Free parking unlikely with new downtown pay stations

New pay stations for the midtown and Clay Street parking decks in downtown are scheduled to arrive by July 1, according to a report made to the Lynchburg Parking Authority on Tuesday.
The city has not yet decided when the machines will go into service. The stations will be installed on the public parking levels of the two decks. They will charge the same rates $1 per hour with a maximum daily charge of $5 as a temporary station that has been operating in the midtown deck on Commerce Street since 2008.

But, unlike the current machine, the new pay stations are not expected to offer an initial period of free parking. The city had maintained for some time that it planned to build some kind of complimentary period into the paid parking system, but officials recently began expressing second thoughts.

Norman Hale, parking manager for the city, told the authority it will cost upwards of $10,000 to program a pay station to offer an interval of free parking and it would be difficult to prevent people from abusing it.

Edmund Booher, a representative for Duncan Solutions Inc., a Wisconsin-based company hired to provide the parking equipment, said he was not aware of any community that offered a parking grace period.

We have not had success with free time, Booher said, adding communities that start out interested in it inevitably wind up throwing their hands up due to the challenges involved.

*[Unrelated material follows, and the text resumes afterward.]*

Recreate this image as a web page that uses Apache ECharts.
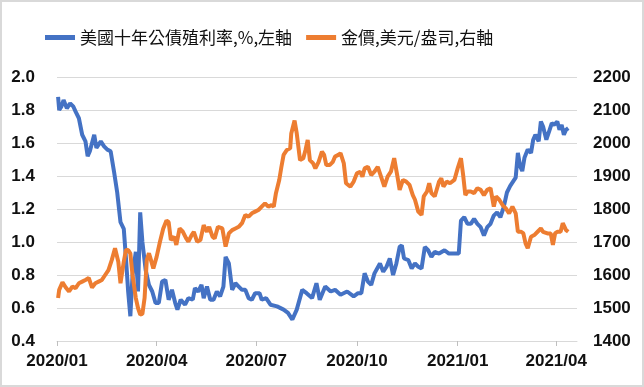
<!DOCTYPE html>
<html>
<head>
<meta charset="utf-8">
<script src="https://cdn.jsdelivr.net/npm/echarts@6/dist/echarts.min.js"></script>
<style>
html,body{margin:0;padding:0;background:#fff;}
#chart{width:644px;height:387px;}
</style>
</head>
<body>
<div id="chart"></div>
<script>
const yieldName = '美國十年公債殖利率,%,左軸';
const goldName = '金價,美元/盎司,右軸';

const yieldDates = [
'2020-01-02','2020-01-03','2020-01-05','2020-01-07','2020-01-10','2020-01-13','2020-01-16','2020-01-18','2020-01-21','2020-01-24',
'2020-01-27','2020-01-29','2020-01-31','2020-02-04','2020-02-06','2020-02-10','2020-02-13','2020-02-16','2020-02-19','2020-02-22',
'2020-02-25','2020-02-28','2020-03-02','2020-03-04','2020-03-06','2020-03-08','2020-03-10','2020-03-13','2020-03-15','2020-03-17',
'2020-03-19','2020-03-22','2020-03-25','2020-03-28','2020-03-31','2020-04-03','2020-04-06','2020-04-09','2020-04-12','2020-04-15',
'2020-04-18','2020-04-20','2020-04-23','2020-04-27','2020-04-30','2020-05-04','2020-05-06','2020-05-09','2020-05-12','2020-05-14',
'2020-05-17','2020-05-20','2020-05-23','2020-05-26','2020-05-29','2020-06-01','2020-06-03','2020-06-06','2020-06-09','2020-06-12',
'2020-06-15','2020-06-18','2020-06-21','2020-06-24','2020-06-27','2020-06-30','2020-07-04','2020-07-06','2020-07-10','2020-07-14',
'2020-07-20','2020-07-26','2020-07-30','2020-08-03','2020-08-07','2020-08-12','2020-08-16','2020-08-21','2020-08-25','2020-08-28',
'2020-09-02','2020-09-07','2020-09-11','2020-09-16','2020-09-22','2020-09-28','2020-10-02','2020-10-05','2020-10-08','2020-10-11',
'2020-10-14','2020-10-17','2020-10-22','2020-10-25','2020-10-28','2020-10-31','2020-11-03','2020-11-06','2020-11-09','2020-11-11',
'2020-11-13','2020-11-17','2020-11-20','2020-11-23','2020-11-26','2020-11-29','2020-12-02','2020-12-05','2020-12-08','2020-12-11',
'2020-12-15','2020-12-20','2020-12-24','2020-12-28','2021-01-02','2021-01-04','2021-01-07','2021-01-10','2021-01-13','2021-01-16',
'2021-01-19','2021-01-22','2021-01-25','2021-01-28','2021-01-31','2021-02-03','2021-02-06','2021-02-09','2021-02-12','2021-02-15',
'2021-02-18','2021-02-21','2021-02-23','2021-02-25','2021-02-27','2021-03-01','2021-03-03','2021-03-06','2021-03-09','2021-03-11',
'2021-03-13','2021-03-16','2021-03-18','2021-03-20','2021-03-23','2021-03-26','2021-03-28','2021-03-30','2021-04-02','2021-04-04',
'2021-04-06','2021-04-08','2021-04-10','2021-04-12'
];
const yieldValues = [
1.88,1.80,1.82,1.86,1.81,1.84,1.82,1.79,1.75,1.65,
1.61,1.52,1.55,1.65,1.57,1.61,1.58,1.56,1.55,1.43,
1.30,1.12,1.08,0.90,0.70,0.55,0.80,0.94,0.70,1.18,
1.00,0.83,0.74,0.70,0.63,0.63,0.76,0.77,0.65,0.71,
0.63,0.59,0.65,0.62,0.66,0.65,0.72,0.70,0.74,0.66,
0.73,0.65,0.65,0.70,0.67,0.73,0.91,0.87,0.71,0.75,
0.73,0.71,0.71,0.66,0.65,0.69,0.69,0.65,0.66,0.62,
0.61,0.59,0.57,0.53,0.59,0.71,0.69,0.66,0.75,0.65,
0.73,0.70,0.71,0.68,0.70,0.67,0.69,0.69,0.81,0.76,
0.74,0.81,0.87,0.82,0.85,0.90,0.80,0.87,0.97,0.98,
0.90,0.89,0.84,0.87,0.85,0.84,0.97,0.95,0.91,0.94,
0.93,0.95,0.93,0.93,0.93,1.13,1.15,1.11,1.11,1.14,
1.11,1.09,1.04,1.09,1.11,1.16,1.18,1.15,1.21,1.30,
1.34,1.37,1.39,1.54,1.46,1.43,1.51,1.56,1.54,1.62,
1.65,1.61,1.73,1.70,1.62,1.68,1.72,1.71,1.73,1.68,
1.71,1.65,1.68,1.69
];

const goldDates = [
'2020-01-02','2020-01-03','2020-01-06','2020-01-09','2020-01-12','2020-01-15','2020-01-18','2020-01-21','2020-01-24','2020-01-27',
'2020-01-30','2020-02-02','2020-02-05','2020-02-08','2020-02-11','2020-02-14','2020-02-17','2020-02-20','2020-02-23','2020-02-26',
'2020-02-28','2020-03-02','2020-03-04','2020-03-06','2020-03-08','2020-03-10','2020-03-13','2020-03-15','2020-03-17','2020-03-19',
'2020-03-21','2020-03-23','2020-03-25','2020-03-26','2020-03-29','2020-04-01','2020-04-04','2020-04-07','2020-04-10','2020-04-12',
'2020-04-14','2020-04-17','2020-04-19','2020-04-22','2020-04-25','2020-04-28','2020-04-30','2020-05-03','2020-05-05','2020-05-08',
'2020-05-11','2020-05-14','2020-05-17','2020-05-19','2020-05-22','2020-05-24','2020-05-27','2020-05-31','2020-06-03','2020-06-06',
'2020-06-09','2020-06-12','2020-06-15','2020-06-18','2020-06-21','2020-06-24','2020-06-27','2020-06-30','2020-07-03','2020-07-06',
'2020-07-09','2020-07-12','2020-07-15','2020-07-17','2020-07-19','2020-07-22','2020-07-24','2020-07-26','2020-07-29','2020-08-01',
'2020-08-02','2020-08-05','2020-08-07','2020-08-08','2020-08-10','2020-08-13','2020-08-15','2020-08-17','2020-08-19','2020-08-22',
'2020-08-24','2020-08-27','2020-08-30','2020-09-01','2020-09-03','2020-09-06','2020-09-09','2020-09-11','2020-09-14','2020-09-16',
'2020-09-19','2020-09-21','2020-09-25','2020-09-28','2020-10-01','2020-10-04','2020-10-06','2020-10-08','2020-10-11','2020-10-14',
'2020-10-17','2020-10-20','2020-10-23','2020-10-26','2020-10-29','2020-11-01','2020-11-04','2020-11-07','2020-11-09','2020-11-12',
'2020-11-15','2020-11-18','2020-11-21','2020-11-23','2020-11-26','2020-11-29','2020-12-01','2020-12-04','2020-12-06','2020-12-08',
'2020-12-11','2020-12-15','2020-12-17','2020-12-19','2020-12-22','2020-12-25','2020-12-29','2021-01-01','2021-01-04','2021-01-06',
'2021-01-08','2021-01-10','2021-01-13','2021-01-16','2021-01-19','2021-01-22','2021-01-25','2021-01-28','2021-01-31','2021-02-03',
'2021-02-05','2021-02-08','2021-02-11','2021-02-14','2021-02-17','2021-02-20','2021-02-23','2021-02-25','2021-02-28','2021-03-02',
'2021-03-04','2021-03-06','2021-03-09','2021-03-12','2021-03-15','2021-03-18','2021-03-20','2021-03-24','2021-03-27','2021-03-29',
'2021-03-31','2021-04-02','2021-04-05','2021-04-07','2021-04-10','2021-04-12'
];
const goldValues = [
1530,1555,1578,1562,1550,1565,1560,1575,1580,1585,
1591,1562,1575,1580,1585,1600,1615,1645,1681,1640,
1575,1640,1676,1676,1665,1600,1530,1500,1480,1482,
1530,1645,1666,1655,1620,1655,1700,1740,1765,1760,
1706,1716,1691,1741,1731,1711,1701,1721,1731,1701,
1706,1751,1731,1746,1716,1711,1746,1741,1686,1726,
1736,1741,1746,1757,1782,1777,1787,1792,1797,1807,
1817,1807,1812,1807,1848,1888,1928,1964,1979,1984,
2029,2068,2029,2034,1948,1954,1979,2009,1948,1938,
1923,1943,1974,1964,1933,1933,1943,1959,1964,1969,
1938,1878,1868,1883,1908,1913,1898,1923,1928,1903,
1913,1928,1898,1868,1898,1913,1954,1898,1858,1888,
1883,1873,1842,1828,1792,1782,1838,1853,1878,1848,
1838,1883,1893,1868,1883,1878,1888,1923,1954,1903,
1842,1853,1853,1848,1863,1858,1842,1858,1863,1807,
1838,1828,1812,1802,1787,1807,1787,1731,1731,1726,
1696,1681,1716,1721,1731,1741,1731,1726,1726,1691,
1726,1731,1731,1757,1736,1731
];

const tickDates = ['2020-01-01','2020-04-01','2020-07-01','2020-10-01','2021-01-01','2021-04-01'];
const tickLabels = ['2020/01','2020/04','2020/07','2020/10','2021/01','2021/04'];
const xStart = '2020-01-01';
const xEnd = '2021-04-20';

const ts = s => Date.parse(s);
const tickTs = tickDates.map(ts);
const zip = (a, b) => a.map((d, i) => [ts(d), b[i]]);

const chart = echarts.init(document.getElementById('chart'), null, {renderer: 'canvas'});
const labelFont = {fontFamily: 'Liberation Sans, Arial, sans-serif', fontWeight: 'bold', fontSize: 17, color: '#111'};

chart.setOption({
  animation: false,
  backgroundColor: '#fff',
  graphic: [{
    type: 'rect', silent: true,
    shape: {x: 1, y: 1, width: 642, height: 385},
    style: {fill: 'none', stroke: '#d9d9d9', lineWidth: 2}
  }],
  legend: {
    top: 24, left: 40,
    itemWidth: 30, itemHeight: 5, itemGap: 14,
    icon: 'rect',
    textStyle: {fontFamily: 'Noto Sans CJK TC', fontSize: 17, color: '#111'},
    data: [yieldName, goldName]
  },
  grid: {left: 57, right: 67, top: 77, bottom: 46},
  xAxis: {
    type: 'value',
    min: ts(xStart), max: ts(xEnd),
    axisLine: {show: true, lineStyle: {color: '#d9d9d9', width: 1}},
    axisTick: {show: true, length: 5, customValues: tickTs, lineStyle: {color: '#bfbfbf'}},
    axisLabel: Object.assign({
      margin: 12,
      customValues: tickTs,
      formatter: function (val) {
        const idx = tickTs.indexOf(val);
        return idx >= 0 ? tickLabels[idx] : '';
      }
    }, labelFont),
    splitLine: {show: false}
  },
  yAxis: [{
    type: 'value', min: 0.4, max: 2.0, interval: 0.2,
    axisLine: {show: false}, axisTick: {show: false},
    axisLabel: Object.assign({margin: 22, formatter: v => v.toFixed(1)}, labelFont),
    splitLine: {show: true, lineStyle: {color: '#d9d9d9', width: 1}}
  }, {
    type: 'value', min: 1400, max: 2200, interval: 100,
    axisLine: {show: false}, axisTick: {show: false},
    axisLabel: Object.assign({margin: 16, formatter: v => String(v)}, labelFont),
    splitLine: {show: false}
  }],
  series: [{
    name: yieldName, type: 'line', yAxisIndex: 0,
    data: zip(yieldDates, yieldValues),
    showSymbol: false, symbol: 'none',
    lineStyle: {color: '#4472C4', width: 4},
    itemStyle: {color: '#4472C4'}
  }, {
    name: goldName, type: 'line', yAxisIndex: 1,
    data: zip(goldDates, goldValues),
    showSymbol: false, symbol: 'none',
    lineStyle: {color: '#ED7D31', width: 4},
    itemStyle: {color: '#ED7D31'}
  }]
});
</script>
</body>
</html>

The pay stations on the parking decks are part of phase one of the downtown plan. Other elements of that phase, which will cost about $60,000, include purchasing software and enforcement equipment.

Additional phases will see pay stations installed along the downtown streets. The earliest that would begin is next spring depending on the availability of funding. The parking authority, which is comprised of City Council members and downtown stakeholders, is expected to review a more fleshed out timetable later this year.

The on-street machines will charge a higher rate than the deck machines, although the authority has not yet discussed specific rate structures.

Hale is planning to hold a series of public meetings in the near future to distribute information about these latest developments.